Some gardeners also claim that these gorgeous flowers repel thrips and tomato hornworms. It did help me lessen the number of thrips, but not in the quantities I wished for.
So, if you have a problem with whiteflies on your tomatoes, simply plant marigolds nearby. If tomato hornworms or thrips bother your tomatoes, then garlic is a better choice in my opinion.
If you’ve ever had a problem with root-knot nematodes, I know how hard it can be. You’ll be happy to know that asparagus can repel these nuisances if planted near tomatoes.
According to research on using plant extracts (including asparagus) for treating root-knot nematodes on tomatoes, the method is effective and cost-efficient.
The story doesn’t end here.
Solanine found in tomato plants is believed to repel asparagus beetles, which can be detrimental if left untreated.
There’s one more great thing about this combo; both of these delicious veggies mature at different times, so they won’t steal each other’s food or the light they require at specific growth stages.
Many gardeners struggle with Southern green stink bugs, and the problem is that these nuisances aren’t limited to tomato plants only. Black-eyed peas, or simply cowpeas, are believed to keep these annoying pests at bay.
Similarly to nasturtiums, cowpeas act as a trap crop, and green stink bugs will feed on them instead of your tomatoes.
But there’s one thing I hate about these bugs; they are great fliers, so it would be best if you could plant the cowpeas a couple of feet away from your tomatoes just to be safe.
If you have a problem with these bugs, check on your garden regularly because infestation can ruin your harvest.
This one is a bit controversial. The truth is that carrots won’t repel pests that bother tomatoes but they can enhance growing conditions, which is another great benefit.

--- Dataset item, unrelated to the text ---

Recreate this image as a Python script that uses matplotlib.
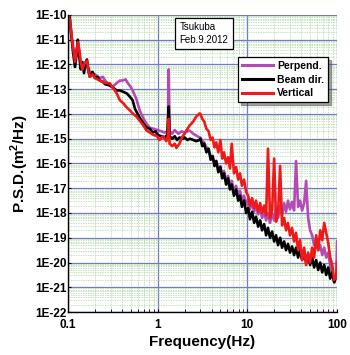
import numpy as np
import matplotlib
matplotlib.use('Agg')
import matplotlib.pyplot as plt
from matplotlib.ticker import LogLocator, FixedLocator, NullFormatter

plt.rcParams['font.family'] = ['Liberation Sans', 'DejaVu Sans']
plt.rcParams['mathtext.fontset'] = 'custom'
plt.rcParams['mathtext.bf'] = 'Liberation Sans:bold'

# values are log10 of the PSD in m^2/Hz
# shared frequency grid above 3 Hz
f_hi = [3.0, 3.15, 3.3, 3.5, 3.7, 3.9, 4.1, 4.3, 4.5, 4.75,
        5.0, 5.25, 5.5, 5.8, 6.1, 6.4, 6.7, 7.1, 7.5, 7.9,
        8.3, 8.7, 9.2, 9.7, 10.2, 10.7, 11.3, 11.9, 12.5, 13.2,
        13.9, 14.6, 15.4, 16.2, 17.0, 17.9, 18.9, 19.9, 20.9, 22,
        23.2, 24.4, 25.7, 27, 28.4, 29.9, 31.5, 33.2, 34.9, 36.8,
        38.7, 40.8, 43, 45.2, 47.6, 50.1, 52.8, 55.6, 58.5, 61.6,
        64.9, 68.3, 71.9, 75.7, 79.7, 83.9, 88.4, 93, 97.9, 100]

# Perpend.
perp_f_lo = [0.100, 0.105, 0.114, 0.120, 0.129, 0.134, 0.139, 0.151, 0.163, 0.176,
             0.200, 0.227, 0.245, 0.260, 0.293, 0.316, 0.350, 0.380, 0.410, 0.440,
             0.464, 0.500, 0.527, 0.580, 0.631, 0.700, 0.753, 0.814, 0.900, 1.00,
             1.10, 1.20, 1.30, 1.33, 1.36, 1.45, 1.55, 1.70, 1.85, 2.00,
             2.27, 2.50, 2.93]
perp_lo = [-10.0, -10.4, -11.3, -11.6, -11.2, -11.5, -12.0, -12.1, -12.0, -12.3,
           -12.4, -12.55, -12.5, -12.65, -12.85, -12.9, -12.75, -12.65, -12.65, -12.6,
           -12.75, -12.9, -13.05, -13.4, -13.85, -14.2, -14.4, -14.55, -14.6, -14.65,
           -14.7, -14.75, -14.7, -12.2, -14.7, -14.8, -14.65, -14.8, -14.7, -14.75,
           -14.67, -14.8, -14.95]
perp_hi = [-14.95, -15.1, -15.15, -15.35, -15.45, -15.7, -15.7, -16.0, -15.9, -16.25,
           -16.1, -16.45, -16.3, -16.7, -16.5, -16.9, -16.7, -17.1, -16.9, -17.3,
           -17.1, -17.5, -17.3, -17.65, -17.45, -17.85, -17.6, -17.95, -17.7, -18.05,
           -17.8, -18.2, -17.95, -18.3, -18.0, -18.4, -18.0, -18.3, -17.8, -18.2,
           -17.7, -18.1, -17.6, -17.95, -17.5, -17.85, -17.55, -17.9, -15.9, -17.75,
           -17.5, -17.9, -17.6, -16.7, -18.2, -18.7, -18.9, -19.3, -19.1, -19.5,
           -19.3, -19.7, -19.4, -19.8, -19.6, -20.1, -20.5, -20.8, -20.6, -19.15]

# Beam dir.
beam_f_lo = [0.100, 0.105, 0.114, 0.120, 0.125, 0.129, 0.134, 0.139, 0.145, 0.151,
             0.157, 0.163, 0.170, 0.176, 0.188, 0.200, 0.213, 0.227, 0.245, 0.260,
             0.293, 0.316, 0.350, 0.380, 0.410, 0.453, 0.490, 0.527, 0.560, 0.600,
             0.631, 0.700, 0.753, 0.820, 0.880, 0.950, 1.00, 1.10, 1.20, 1.28,
             1.33, 1.36, 1.45, 1.55, 1.65, 1.75, 1.90, 2.00, 2.15, 2.30,
             2.50, 2.70, 2.93]
beam_lo = [-10.0, -10.1, -11.5, -12.1, -11.6, -11.0, -11.7, -12.2, -11.9, -12.35,
           -12.0, -11.8, -12.3, -12.5, -12.3, -12.55, -12.5, -12.65, -12.7, -12.8,
           -12.85, -12.93, -13.05, -13.05, -13.1, -13.17, -13.3, -13.45, -13.8, -14.0,
           -14.15, -14.4, -14.55, -14.6, -14.75, -14.7, -14.85, -14.9, -14.95, -14.85,
           -13.7, -14.9, -15.0, -14.9, -15.05, -14.95, -15.0, -14.95, -15.05, -15.0,
           -15.05, -15.1, -15.05]
beam_hi = [-15.0, -15.3, -15.2, -15.55, -15.4, -15.85, -15.7, -16.1, -15.9, -16.35,
           -16.15, -16.6, -16.4, -16.85, -16.6, -17.05, -16.85, -17.3, -17.05, -17.5,
           -17.3, -17.75, -17.5, -18.0, -17.8, -18.25, -17.95, -18.4, -18.15, -18.55,
           -18.3, -18.7, -18.45, -18.9, -18.6, -19.0, -18.75, -19.15, -18.9, -19.3,
           -19.0, -19.4, -19.15, -19.5, -19.25, -19.6, -19.35, -19.7, -19.4, -19.8,
           -19.5, -19.9, -19.6, -20.0, -19.7, -20.1, -19.8, -20.2, -19.9, -20.3,
           -20.0, -20.4, -20.1, -20.5, -20.2, -20.65, -20.4, -20.8, -20.5, -20.6]

# Vertical
vert_f_lo = [0.100, 0.105, 0.114, 0.120, 0.125, 0.129, 0.134, 0.139, 0.145, 0.151,
             0.157, 0.163, 0.170, 0.176, 0.188, 0.200, 0.227, 0.260, 0.293, 0.316,
             0.350, 0.380, 0.410, 0.453, 0.490, 0.527, 0.580, 0.631, 0.690, 0.753,
             0.820, 0.900, 0.977, 1.05, 1.15, 1.25, 1.30, 1.33, 1.36, 1.45,
             1.55, 1.62, 1.75, 1.90, 2.00, 2.15, 2.27, 2.50, 2.70, 2.93]
vert_lo = [-10.0, -10.2, -11.3, -11.9, -11.5, -11.1, -11.4, -11.9, -12.2, -12.0,
           -11.9, -11.85, -12.3, -12.5, -12.4, -12.55, -12.65, -12.75, -12.76, -12.93,
           -13.17, -13.45, -13.55, -13.74, -13.85, -13.98, -14.1, -14.27, -14.45, -14.67,
           -14.75, -14.85, -14.88, -15.05, -14.9, -15.1, -14.9, -14.2, -15.2, -15.3,
           -15.2, -15.37, -15.2, -14.9, -14.8, -14.6, -14.47, -14.3, -14.1, -13.98]
vert_hi = [-14.0, -14.2, -14.3, -14.6, -14.7, -15.05, -14.95, -15.35, -15.15, -15.55,
           -15.05, -15.8, -15.55, -16.0, -15.75, -16.2, -15.2, -16.4, -16.15, -16.65,
           -16.4, -16.9, -16.65, -17.15, -17.3, -17.7, -17.4, -17.8, -17.5, -17.95,
           -17.6, -18.0, -17.7, -18.1, -15.4, -18.2, -17.9, -15.8, -18.35, -18.05,
           -16.1, -18.5, -18.2, -18.7, -18.4, -18.9, -18.6, -19.15, -18.8, -19.5,
           -19.1, -19.9, -19.4, -20.1, -19.6, -20.0, -19.4, -19.8, -18.9, -19.5,
           -18.7, -19.1, -18.4, -18.8, -19.2, -19.8, -20.1, -20.7, -20.6, -20.0]

ytick_vals = [1e-10, 1e-11, 1e-12, 1e-13, 1e-14, 1e-15, 1e-16,
              1e-17, 1e-18, 1e-19, 1e-20, 1e-21, 1e-22]
ytick_labels = ['1E-10', '1E-11', '1E-12', '1E-13', '1E-14', '1E-15', '1E-16',
                '1E-17', '1E-18', '1E-19', '1E-20', '1E-21', '1E-22']
xtick_vals = [0.1, 1, 10, 100]
xtick_labels = ['0.1', '1', '10', '100']

fig = plt.figure(figsize=(3.5, 3.55), dpi=100)
ax = fig.add_axes([0.194, 0.121, 0.769, 0.837])

ax.plot(perp_f_lo + f_hi, 10 ** np.array(perp_lo + perp_hi), color='#b24cb4', lw=1.9)
ax.plot(beam_f_lo + f_hi, 10 ** np.array(beam_lo + beam_hi), color='black', lw=1.9)
ax.plot(vert_f_lo + f_hi, 10 ** np.array(vert_lo + vert_hi), color='#f01818', lw=1.9)

ax.set_xscale('log')
ax.set_yscale('log')
ax.set_xlim(0.1, 100)
ax.set_ylim(1e-22, 1e-10)

ax.yaxis.set_major_locator(FixedLocator(ytick_vals))
ax.set_yticklabels(ytick_labels, fontweight='bold', fontsize=8.5)
ax.xaxis.set_major_locator(FixedLocator(xtick_vals))
ax.set_xticklabels(xtick_labels, fontweight='bold', fontsize=8.5)
ax.yaxis.set_minor_locator(LogLocator(base=10, subs=np.arange(2, 10), numticks=100))
ax.xaxis.set_minor_locator(LogLocator(base=10, subs=np.arange(2, 10), numticks=100))
ax.yaxis.set_minor_formatter(NullFormatter())
ax.xaxis.set_minor_formatter(NullFormatter())

ax.grid(True, which='minor', color='#a8d8a0', lw=0.5, linestyle=(0, (2, 1.5)))
ax.grid(True, which='major', color='#7777cc', lw=0.9)
ax.set_axisbelow(True)
ax.tick_params(which='both', direction='in', length=2)
ax.tick_params(axis='y', which='both', pad=1)
ax.tick_params(axis='x', which='both', pad=5)
ax.tick_params(axis='y', which='minor', length=0)
for s in ['top', 'right']:
    ax.spines[s].set_visible(False)
ax.spines['left'].set_linewidth(1.0)
ax.spines['bottom'].set_linewidth(1.0)

ax.set_ylabel('P.S.D.(m$^\\mathbf{2}$/Hz)', fontsize=11, fontweight='bold', labelpad=3)
ax.set_xlabel('Frequency(Hz)', fontsize=11, fontweight='bold', labelpad=3)

# station / date box
ax.text(0.415, 0.975, 'Tsukuba\nFeb.9.2012', transform=ax.transAxes, fontsize=7,
        va='top', ha='left', linespacing=1.3,
        bbox=dict(boxstyle='square,pad=0.45', fc='white', ec='black', lw=0.9))

leg = ax.legend(['Perpend.', 'Beam dir.', 'Vertical'], loc='upper right',
                bbox_to_anchor=(0.985, 0.875), prop={'weight': 'bold', 'size': 7.5},
                handlelength=3.0, handletextpad=0.4, borderpad=0.35, labelspacing=0.35,
                fancybox=False, shadow=True, framealpha=1)
leg.get_frame().set_edgecolor('black')
leg.get_frame().set_linewidth(0.9)
for ln in leg.get_lines():
    ln.set_linewidth(2.2)

fig.savefig('out.png', dpi=100)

Carrots are thought to improve soil quality and enhance porosity. As a result, the roots of your tomatoes will take up food and water from the soil more efficiently.

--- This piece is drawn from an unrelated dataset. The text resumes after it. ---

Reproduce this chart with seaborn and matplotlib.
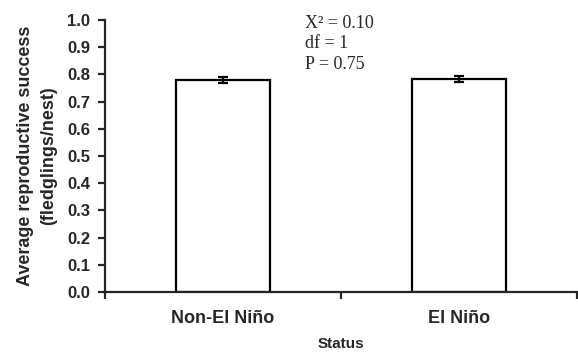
import matplotlib
matplotlib.use("Agg")
import matplotlib.pyplot as plt
import seaborn as sns
import pandas as pd

# dados
status = ["Non-El Niño", "El Niño"]
sucesso = [0.779, 0.783]
erro = [0.011, 0.011]
yticks = [0.0, 0.1, 0.2, 0.3, 0.4, 0.5, 0.6, 0.7, 0.8, 0.9, 1.0]

sns.set_style("ticks")
plt.rcParams['font.family'] = ['Liberation Sans', 'DejaVu Sans']

df = pd.DataFrame({"Status": status, "sucesso": sucesso})

fig = plt.figure(figsize=(5.78, 3.53), dpi=100)
ax = fig.add_axes([0.1817, 0.1728, 0.8163, 0.7705])
sns.barplot(data=df, x="Status", y="sucesso", ax=ax, color="white",
            edgecolor="black", linewidth=1.6, width=0.4, errorbar=None)
ax.errorbar(range(len(status)), sucesso, yerr=erro, fmt="none",
            ecolor="black", elinewidth=1.6, capsize=3.6, capthick=1.6)

ax.set_xlim(-0.5, 1.5)
ax.set_ylim(0, 1.0)
ax.set_yticks(yticks)
ax.set_yticklabels(["%.1f" % v for v in yticks], fontsize=12, fontweight="bold")
ax.set_xticks([-0.5, 0.5, 1.5])
ax.set_xticklabels([])
ax.tick_params(axis="x", length=5, width=1.6)
ax.tick_params(axis="y", length=5, width=1.6, pad=5.8)
# rotulos das categorias no meio
for i, s in enumerate(status):
    ax.text(i, -0.065, s, ha="center", va="top", fontsize=13,
            fontweight="bold", transform=ax.get_xaxis_transform())
ax.set_xlabel("Status", fontsize=11, fontweight="bold", labelpad=24)
ax.set_ylabel("Average reproductive success\n(fledglings/nest)",
              fontsize=13, fontweight="bold", labelpad=7, linespacing=1.5)

for side in ["top", "right"]:
    ax.spines[side].set_visible(False)
for side in ["left", "bottom"]:
    ax.spines[side].set_linewidth(1.6)

# estatisticas
serif = ['Liberation Serif', 'DejaVu Serif']
ax.text(0.424, 0.989, "X² = 0.10", transform=ax.transAxes, fontsize=13,
        family=serif, va="center")
ax.text(0.424, 0.915, "df = 1", transform=ax.transAxes, fontsize=13,
        family=serif, va="center")
ax.text(0.424, 0.835, "P = 0.75", transform=ax.transAxes, fontsize=13,
        family=serif, va="center")

fig.savefig("out.png", dpi=100)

Tomatoes, on the other hand, will provide some shade for your carrots and protect them from harsh sun rays.
I’ve heard a couple of times that carrots remain small if planted near tomatoes. That doesn’t have to be true; if the soil isn’t heavy, your carrots will grow just fine and develop into large crops even if tomatoes are near.
Basil and tomatoes – a match made in heaven! And I’m not talking about when it’s used in delicious meals. If you plant them near each other, basil will take care of whiteflies and thrips.
Here comes the best part! Basil is thought to improve the taste of tomato plants because they share food below the soil line. Gardeners disagree on this one, but it can’t harm your plants so why not give it a whirl?
We’ve seen so many advantages of companion planting and what it can do for tomatoes. If you use it correctly, i.e., combine your tomatoes with the abovementioned veggies and herbs, you can fix pest or soil issues, maximize space, enhance flavor, and improve growing conditions.